Most researchers, even with computers, find only a fraction of the sources available to them. As Library of Congress reference librarian Thomas Mann explains, researchers tend to work within one or another mental framework that limits their basic perception of the universe of knowledge available to them. Some, for example, use a subject-disciplinary method which leads them to a specific list of sources on a particular subject. But, Mann points out, while this method allows students and researchers to find more specialized sources, it is also limiting--they may not realize that works of interest to their own subject appear within the literature of many other disciplines. A researcher looking through anthropology journals, for example, might not discover that the MLA International Bibliography provides the best coverage of folklore journals.
In Library Research Models, Mann examines the several alternative mental models people use to approach the task of research, and demonstrates new, more effective ways of finding information. Drawing on actual examples gleaned from 15 years' experience in helping thousands of researchers, he not only shows the full range of search options possible, but also illuminates the inevitable tradeoffs and losses of access that occur when researchers limit themselves to a specific method.

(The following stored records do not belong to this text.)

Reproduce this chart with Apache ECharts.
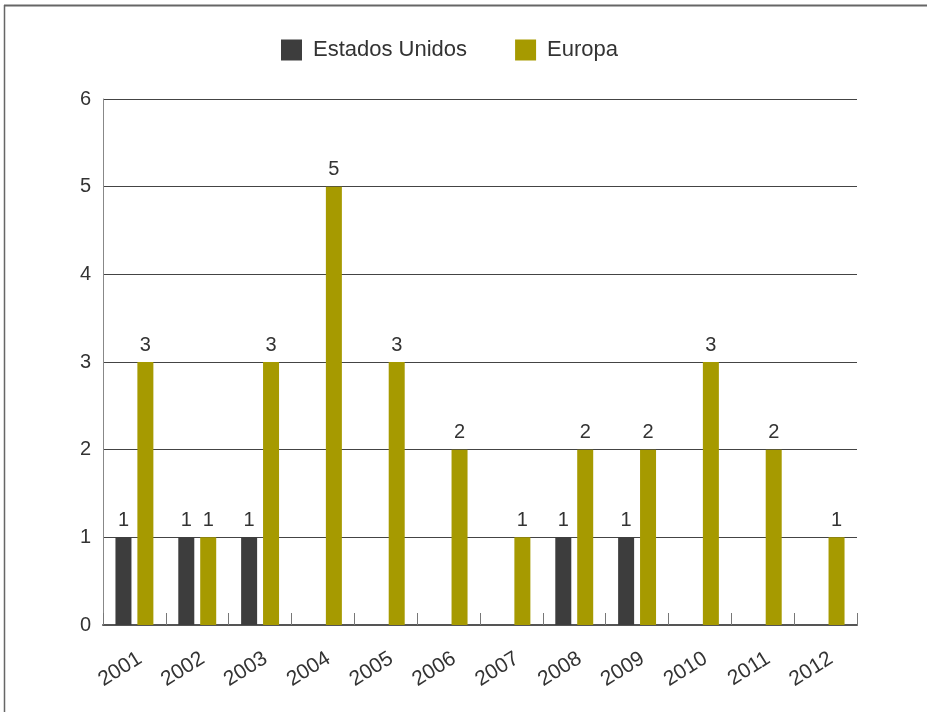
<!DOCTYPE html>
<html><head><meta charset="utf-8">
<script src="https://cdn.jsdelivr.net/npm/echarts@6/dist/echarts.min.js"></script>
<style>html,body{margin:0;padding:0;background:#fff}#c{width:927px;height:712px}</style>
</head><body><div id="c"></div>
<script>
const categories = ['2001','2002','2003','2004','2005','2006','2007','2008','2009','2010','2011','2012'];
const estadosUnidos = [1,1,1,0,0,0,0,1,1,0,0,0];
const europa = [3,1,3,5,3,2,1,2,2,3,2,1];
const yTicks = [0,1,2,3,4,5,6];

const chart = echarts.init(document.getElementById('c'));
const font = 'Liberation Sans, Arial, Helvetica, sans-serif';
const lbl = {show:true, position:'top', distance:7, color:'#333', fontSize:20, fontFamily:font,
  formatter: p => p.value > 0 ? p.value : ''};
chart.setOption({
  animation:false,
  textStyle:{fontFamily:font},
  graphic:[
    {type:'line', shape:{x1:4,y1:5.5,x2:927,y2:5.5}, style:{stroke:'#666',lineWidth:2}},
    {type:'line', shape:{x1:4.5,y1:5,x2:4.5,y2:712}, style:{stroke:'#666',lineWidth:1.5}}
  ],
  legend:{
    top:34, left:276,
    icon:'rect',
    itemWidth:21, itemHeight:21, itemGap:48,
    textStyle:{fontSize:22, color:'#333', fontFamily:font, padding:[0,0,0,6]},
    data:['Estados Unidos','Europa']
  },
  grid:{left:103, right:70, top:99, bottom:87, containLabel:false},
  xAxis:{
    type:'category', data:categories,
    axisLine:{lineStyle:{color:'#555', width:2}},
    axisTick:{show:true, inside:true, length:12, lineStyle:{color:'#777', width:1}},
    axisLabel:{rotate:32, fontSize:21, color:'#333', margin:23, fontFamily:font,
      verticalAlign:'top'}
  },
  yAxis:{
    type:'value', min:yTicks[0], max:yTicks[yTicks.length-1], interval:1,
    axisLine:{show:true, lineStyle:{color:'#888', width:1}},
    axisTick:{show:false},
    splitLine:{lineStyle:{color:'#444', width:1}},
    axisLabel:{fontSize:20, color:'#333', margin:12, fontFamily:font}
  },
  series:[
    {name:'Estados Unidos', type:'bar', data:estadosUnidos, barWidth:16, barGap:'37%',
     itemStyle:{color:'#3d3d3d'}, label:lbl},
    {name:'Europa', type:'bar', data:europa, barWidth:16,
     itemStyle:{color:'#a69a00'}, label:lbl}
  ]
});
</script></body></html>
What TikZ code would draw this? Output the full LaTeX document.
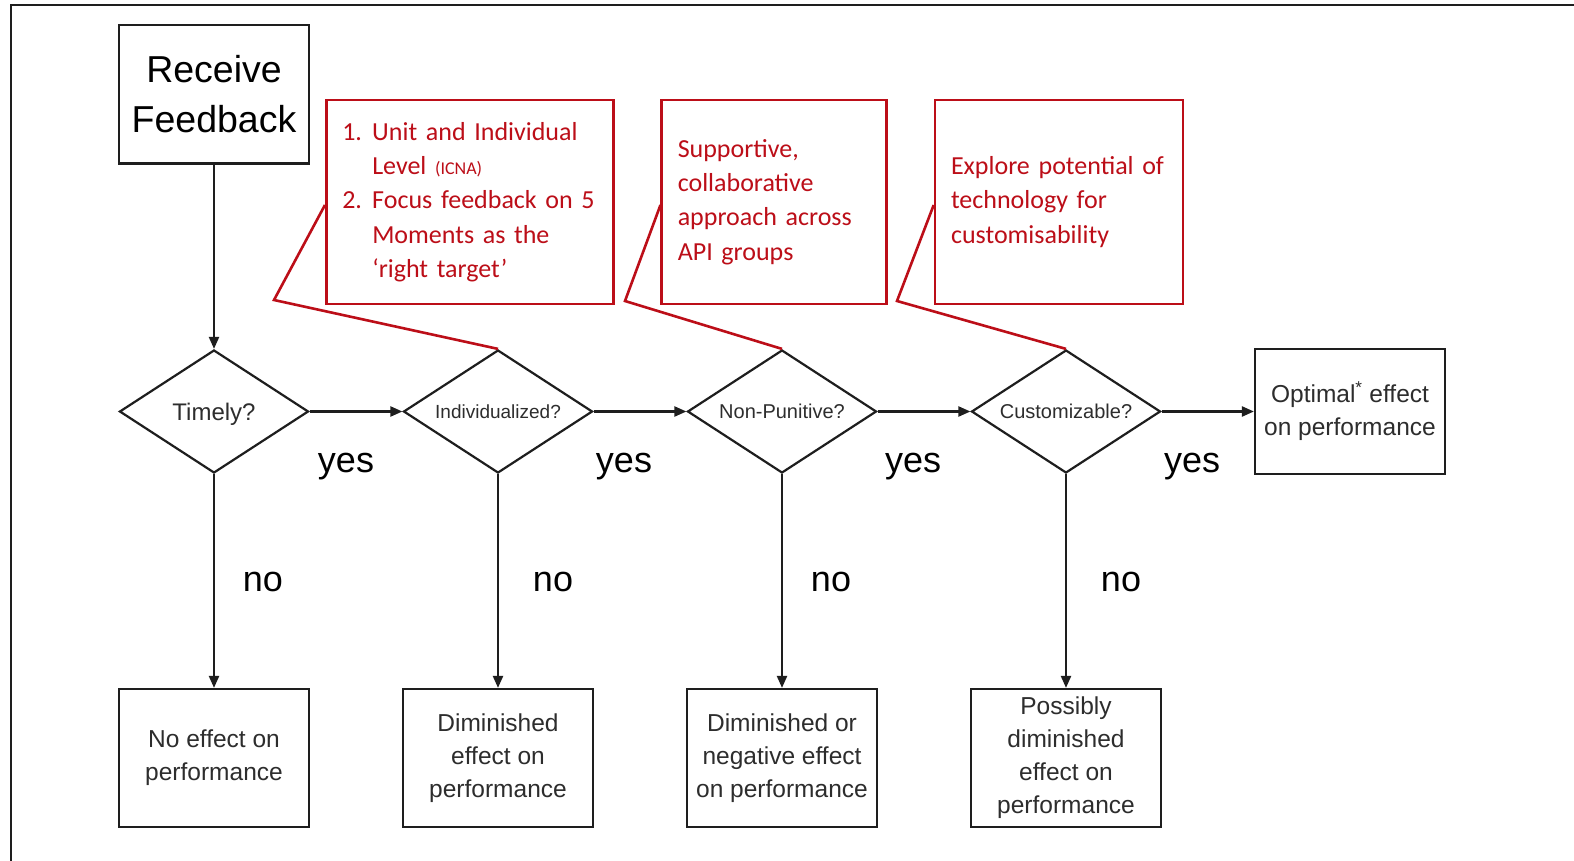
\documentclass[tikz,border=0pt]{standalone}
\usepackage{fontspec}
\setmainfont{Liberation Sans}
\newfontfamily\calibrifont{Carlito}
\usetikzlibrary{shapes.geometric,arrows.meta}
\definecolor{cred}{RGB}{188,14,24}
\definecolor{ink}{RGB}{45,45,45}
\definecolor{edge}{RGB}{30,30,30}
\newcommand{\diatext}[1]{\smash{\makebox[0pt]{\raisebox{-0.36em}{#1}}}}
\begin{document}
\begin{tikzpicture}[x=1pt,y=-1pt,
  box/.style={draw=edge, line width=2.2pt, inner sep=0pt, minimum width=190pt, minimum height=138pt, align=center, text=ink, font=\fontsize{24.5}{33}\selectfont},
  dia/.style={draw=edge, line width=2.2pt, diamond, inner sep=0pt, minimum width=189pt, minimum height=123pt, text=ink, font=\fontsize{20}{24}\selectfont},
  callout/.style={draw=cred, line width=2.6pt, inner xsep=16pt, inner ysep=0pt, minimum height=204pt, align=left, text=cred, font=\calibrifont\fontsize{26}{34.3}\selectfont},
  flow/.style={draw=edge, line width=2.2pt, -{Triangle[length=12pt,width=10pt]}},
  pointer/.style={draw=cred, line width=2.6pt, line join=miter},
  lbl/.style={font=\fontsize{36}{40}\selectfont, text=black, inner sep=0pt}
]
\useasboundingbox[fill=white] (0,0) rectangle (1574,861);
\draw[line width=2.2pt, edge] (11,861) -- (11,5) -- (1574,5);

% start box
\node[box, minimum width=189.5pt, minimum height=138.6pt, text=black, font=\fontsize{37.5}{50}\selectfont] (recv) at (214,94.3) {Receive\\Feedback};

% decisions
\node[dia, font=\fontsize{24}{28}\selectfont] (d1) at (214,411.5) {\diatext{Timely?}};
\node[dia, font=\fontsize{19}{23}\selectfont] (d2) at (498,411.5) {\diatext{Individualized?}};
\node[dia] (d3) at (782,411.5) {\diatext{Non-Punitive?}};
\node[dia] (d4) at (1066,411.5) {\diatext{Customizable?}};

% outcomes
\node[box, minimum height=125pt] (opt) at (1350,411.5) {Optimal\textsuperscript{*} effect\\on performance};
\node[box] (b1) at (214,758) {No effect on\\performance};
\node[box] (b2) at (498,758) {Diminished\\effect on\\performance};
\node[box] (b3) at (782,758) {Diminished or\\negative effect\\on performance};
\node[box] (b4) at (1066,758) {Possibly\\diminished\\effect on\\performance};

% callouts
\node[callout, text width=255.5pt] (c1) at (470,202) {\makebox[30pt][l]{1.}Unit and Individual\\\hspace*{30pt}Level {\fontsize{18}{20}\selectfont (ICNA)}\\\makebox[30pt][l]{2.}Focus feedback on 5\\\hspace*{30pt}Moments as the\\\hspace*{30pt}‘right target’};
\node[callout, text width=192.5pt] (c2) at (774,202) {Supportive,\\collaborative\\approach across\\API groups};
\node[callout, text width=216pt] (c3) at (1059,202) {Explore potential of\\technology for\\customisability};

\coordinate (k1) at (274,300);
\coordinate (k2) at (625,301);
\coordinate (k3) at (897,301);
\draw[pointer] ([yshift=-3pt]c1.west) -- (k1) -- (d2.north);
\draw[pointer] ([yshift=-3pt]c2.west) -- (k2) -- (d3.north);
\draw[pointer] ([yshift=-3pt]c3.west) -- (k3) -- (d4.north);

% connectors
\draw[flow] (recv.south) -- (d1.north);
\draw[flow] (d1.east) -- (d2.west);
\draw[flow] (d2.east) -- (d3.west);
\draw[flow] (d3.east) -- (d4.west);
\draw[flow] (d4.east) -- (opt.west);
\draw[flow] (d1.south) -- (b1.north);
\draw[flow] (d2.south) -- (b2.north);
\draw[flow] (d3.south) -- (b3.north);
\draw[flow] (d4.south) -- (b4.north);

% labels
\node[lbl] (y1) at (346,467) {yes};
\node[lbl] (y2) at (624,467) {yes};
\node[lbl] (y3) at (913,467) {yes};
\node[lbl] (y4) at (1192,467) {yes};
\node[lbl] (n1) at (263,582) {no};
\node[lbl] (n2) at (553,582) {no};
\node[lbl] (n3) at (831,582) {no};
\node[lbl] (n4) at (1121,582) {no};
\end{tikzpicture}
\end{document}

In two chapters devoted to computers he examines the use of electronic resources and reveals their value in providing access to a wide range of sources as well as their disadvantages: what people are not getting when they rely solely on computer searches; why many sources will probably never be in databases; and what the options are for searching beyond computers.
Thomas Mann's A Guide to Library Research Methods was widely praised as a definitive manual of library research. Ronald Gross, author of The Independent Scholar's Handbook called it "the savviest such guide I have ever seen--bracingly irreverent and brimming with wisdom." The perfect companion volume, Library Research Models goes even further to provide a fascinating look at the ways in which we can most efficiently gain access to our vast storehouses of knowledge.